「 畑大根皆肩だして月浴びぬ 川端茅舎 」
畑の大根が青々とした葉っぱをつけて、白い肩を土から出しているところを見かけるようになりました。
下に伸びていくはずの大根が、勢い余って上に肩を出している様子は、農家さんの真骨頂。到底、素人菜園では叶いません。
今日は大雪(たいせつ)です。大根の煮物などいかがでしょう。
我が家に帰り着いたときの安堵感は、台所から家中に広がる匂いにあるように思います。
若いときに身につけたお料理は作り続けてしまうもので、この季節、大根の煮物はよく作ります。
鍋に油を熱して生姜の香りがでたらお肉と大根を入れて炒めてから煮て、柔らかくなってきたら味を付けます。

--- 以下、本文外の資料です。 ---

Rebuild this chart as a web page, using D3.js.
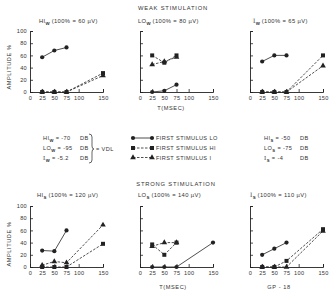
<!DOCTYPE html>
<html>
<head>
<meta charset="utf-8">
<script src="https://cdn.jsdelivr.net/npm/d3@7"></script>
<style>
  body { margin: 0; background: #fff; }
  text { font-family: "Liberation Sans", Arial, sans-serif; fill: #333; }
</style>
</head>
<body>
<div id="chart"></div>
<script>
// times (msec) at which the second stimulus was given
const times = [25, 50, 75, 150];
const xTicks = [0, 25, 50, 75, 100, 150];
const yTicks = [0, 20, 40, 60, 80, 100];

// amplitude % per panel; lo = first stimulus LO, hi = first stimulus HI, iv = first stimulus I
const hiW_lo = [57, 68, 73, null];
const hiW_hi = [0, 0, 0, 31];
const hiW_iv = [0, 0, 0, 27];

const loW_lo = [0, 2, 12, null];
const loW_hi = [60, 48, 60, null];
const loW_iv = [45, 50, 57, null];

const iW_lo = [50, 60, 60, null];
const iW_hi = [0, 0, 0, 60];
const iW_iv = [0, 0, 0, 43];

const hiS_lo = [27, 26, 60, null];
const hiS_hi = [0, 0, 0, 38];
const hiS_iv = [3, 9, 7, 69];

const loS_lo = [0, 0, 0, 40];
const loS_hi = [37, 20, 40, null];
const loS_iv = [34, 40, 40, null];

const iS_lo = [20, 30, 40, null];
const iS_hi = [0, 0, 10, 62];
const iS_iv = [0, 0, 0, 59];

const vdlNames = ["HI", "LO", "I"];
const weakDb = ["-70", "-95", "-5.2"];
const strongDb = ["-50", "-75", "-4"];
const legendLabels = ["FIRST STIMULUS LO", "FIRST STIMULUS HI", "FIRST STIMULUS I"];

const panels = [
  { name: "HI", sub: "W", full: "(100% = 60 \u00b5V)", col: 0, row: 0, tx: 39, lo: hiW_lo, hi: hiW_hi, iv: hiW_iv, yLab: true },
  { name: "LO", sub: "W", full: "(100% = 80 \u00b5V)", col: 1, row: 0, tx: 138, lo: loW_lo, hi: loW_hi, iv: loW_iv },
  { name: "I", sub: "W", full: "(100% = 65 \u00b5V)", col: 2, row: 0, tx: 253, lo: iW_lo, hi: iW_hi, iv: iW_iv },
  { name: "HI", sub: "S", full: "(100% = 120 \u00b5V)", col: 0, row: 1, tx: 37, lo: hiS_lo, hi: hiS_hi, iv: hiS_iv, yLab: true },
  { name: "LO", sub: "S", full: "(100% = 140 \u00b5V)", col: 1, row: 1, tx: 138, lo: loS_lo, hi: loS_hi, iv: loS_iv },
  { name: "I", sub: "S", full: "(100% = 110 \u00b5V)", col: 2, row: 1, tx: 250, lo: iS_lo, hi: iS_hi, iv: iS_iv }
];

const W = 334, H = 293;
const colX = [30, 140, 250];
const rowBase = [92, 267];
const plotW = 73, plotH = 61;
const ink = "#222";

const svg = d3.select("#chart").append("svg")
  .attr("width", W)
  .attr("height", H);

const x = d3.scaleLinear().domain([0, 150]).range([0, plotW]);
const y = d3.scaleLinear().domain([0, 100]).range([plotH, 0]);

function marker(g, kind, px, py) {
  if (kind === "lo") {
    g.append("circle").attr("cx", px).attr("cy", py).attr("r", 2.1).attr("fill", ink);
  } else if (kind === "hi") {
    g.append("rect").attr("x", px - 2).attr("y", py - 2).attr("width", 4).attr("height", 4).attr("fill", ink);
  } else {
    g.append("path").attr("d", d3.symbol(d3.symbolTriangle, 14)()).attr("transform", `translate(${px},${py})`).attr("fill", ink);
  }
}

// the "I" of the original is a serif capital
function nameSpan(t, n) {
  const s = t.append("tspan").text(n);
  if (n === "I") s.attr("font-family", "DejaVu Serif, serif");
  return s;
}

panels.forEach(p => {
  const g = svg.append("g")
    .attr("transform", `translate(${colX[p.col]},${rowBase[p.row] - plotH})`);

  const ax = g.append("g")
    .attr("transform", `translate(0,${plotH})`)
    .call(d3.axisBottom(x).tickValues(xTicks).tickSize(-3).tickPadding(4));
  const ay = g.append("g")
    .call(d3.axisLeft(y).tickValues(yTicks).tickSize(-3).tickPadding(3)
      .tickFormat(p.yLab ? d3.format("d") : ""));
  [ax, ay].forEach(a => {
    a.select(".domain").attr("stroke", ink).attr("stroke-width", 0.9);
    a.selectAll(".tick line").attr("stroke", ink).attr("stroke-width", 0.8);
    a.selectAll("text").attr("font-size", 5.6).attr("fill", "#333")
      .attr("font-family", "Liberation Sans, Arial, sans-serif").attr("letter-spacing", 0.3);
  });
  ax.selectAll(".tick").filter(d => d === 0).select("line").remove();

  const series = [
    { key: "lo", vals: p.lo, dash: null },
    { key: "hi", vals: p.hi, dash: "2.5,1.5" },
    { key: "iv", vals: p.iv, dash: "2.5,1.5" }
  ];
  const line = d3.line()
    .defined(d => d.v !== null)
    .x(d => x(d.t))
    .y(d => y(d.v));

  series.forEach(s => {
    const pts = times.map((t, i) => ({ t: t, v: s.vals[i] }));
    g.append("path")
      .attr("d", line(pts))
      .attr("fill", "none")
      .attr("stroke", ink)
      .attr("stroke-width", 0.8)
      .attr("stroke-dasharray", s.dash);
    pts.filter(d => d.v !== null).forEach(d => marker(g, s.key, x(d.t), y(d.v)));
  });

  // panel title with subscript
  const ty = rowBase[p.row] - plotH - (p.row === 0 ? 8 : 9);
  const t = svg.append("text")
    .attr("x", p.tx).attr("y", ty)
    .attr("font-size", 5.8).attr("letter-spacing", 0.4);
  nameSpan(t, p.name);
  t.append("tspan").attr("dy", 2.2).attr("font-size", 4.4).attr("font-weight", "bold").text(p.sub);
  t.append("tspan").attr("dy", -2.2).attr("dx", 1.5).text(p.full);
});

// section headings
function label(txt, px, py, size, spacing, anchor) {
  return svg.append("text")
    .attr("x", px).attr("y", py)
    .attr("font-size", size)
    .attr("letter-spacing", spacing)
    .attr("text-anchor", anchor || "start")
    .text(txt);
}
label("WEAK STIMULATION", 173, 10, 5.8, 0.8, "middle");
label("STRONG STIMULATION", 176, 186, 5.8, 0.8, "middle");
label("T(MSEC)", 171, 110, 5.6, 0.6, "middle");
label("T(MSEC)", 173, 289, 5.6, 0.6, "middle");
label("GP - 18", 279, 289, 5.6, 0.6, "middle");

[67, 244].forEach(cy => {
  svg.append("text")
    .attr("transform", `translate(11,${cy}) rotate(-90)`)
    .attr("text-anchor", "middle")
    .attr("font-size", 5.6)
    .attr("letter-spacing", 0.6)
    .text("AMPLITUDE %");
});

// threshold (VDL) lists
const rowsY = [140, 150, 159.5];
vdlNames.forEach((n, i) => {
  const tl = svg.append("text").attr("x", 43).attr("y", rowsY[i]).attr("font-size", 5.6).attr("letter-spacing", 0.4);
  nameSpan(tl, n);
  tl.append("tspan").attr("dy", 2.2).attr("font-size", 4.2).attr("font-weight", "bold").text("W");
  tl.append("tspan").attr("dy", -2.2).text(" = " + weakDb[i]);
  label("DB", 80, rowsY[i], 5.6, 0.4);

  const tr = svg.append("text").attr("x", 264).attr("y", rowsY[i]).attr("font-size", 5.6).attr("letter-spacing", 0.4);
  nameSpan(tr, n);
  tr.append("tspan").attr("dy", 2.2).attr("font-size", 4.2).attr("font-weight", "bold").text("S");
  tr.append("tspan").attr("dy", -2.2).text(" = " + strongDb[i]);
  label("DB", 300, rowsY[i], 5.6, 0.4);
});

svg.append("path")
  .attr("d", "M89,134 Q92,134 92,137 L92,146 Q92,149 94,149 Q92,149 92,152 L92,160 Q92,163 89,163")
  .attr("fill", "none").attr("stroke", ink).attr("stroke-width", 0.7);
label("= VDL", 96, 151, 5.6, 0.4);

// legend
const legKeys = ["lo", "hi", "iv"];
legKeys.forEach((k, i) => {
  const ly = rowsY[i] - 2;
  const lg = svg.append("g");
  lg.append("line")
    .attr("x1", 133).attr("x2", 152).attr("y1", ly).attr("y2", ly)
    .attr("stroke", ink).attr("stroke-width", 0.8)
    .attr("stroke-dasharray", k === "lo" ? null : "2.5,1.5");
  marker(lg, k, 133, ly);
  marker(lg, k, 152, ly);
  label(legendLabels[i], 156, rowsY[i], 5.6, 0.4);
});
</script>
</body>
</html>
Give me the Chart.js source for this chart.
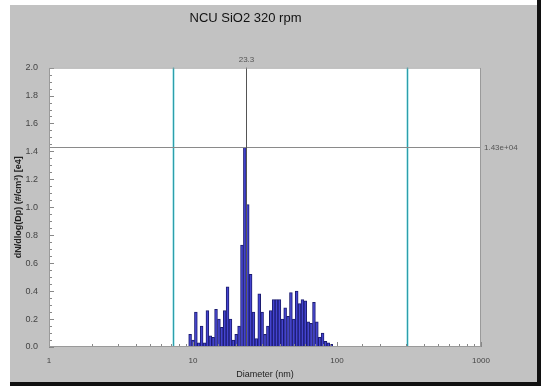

甘い方が美味しいですよ、という昔の料理教室の先生の言葉を律儀に守って、ご飯によく合う味付けにするから、こんなに大きく?育ってしまいました。
ちょっと反省して、近頃は手抜きをして油で炒める工程は省き、味付けも昔に比べれば薄くしています。
中まで柔らかく煮えるのは性が良い証拠。大皿に盛った大根がたちまちに消えるのは、そんな大根に当たった日です。ことこと時間をかけた甲斐があります。
おつけものや、大根おろしが胸のつかえを通してくれるのは、ジアスターゼのせいです。
そのほか、痰切りや免疫力向上作用まで、大根は昔から人々の健康に貢献してきました。
この歳末には、多くの神社やお寺で「大根焚き」が振る舞われます。
12月8日は、お釈迦様が菩提樹の下で悟りを開いたから、それにあやかって、無病息災を願うところから始まった。
いや、京都の了徳寺のいわれでは、親鸞聖人の説法のお礼に大根炊きで持て成したら喜ばれて、鍋底についた煤で「帰命尽十方無碍光如来」と書いて下さったことを起源にした。と諸説あります。
私の近所の神社は大晦日からお正月にかけて振る舞われます。大釜で一昼夜煮しめた大根は薄味で、大根の本来の甘さが際だっています。お世話して下さった年長の氏子さん達の心遣いがありがたい大根焚きです。
フーフー言いながらいただくと芯から温まって、新年の厄除けと健康が保証されたように感じます。
来年は焚かれるのでしょうか。大根の焚きかたを次の世代に伝承するためにも、いつものお正月を祈念します。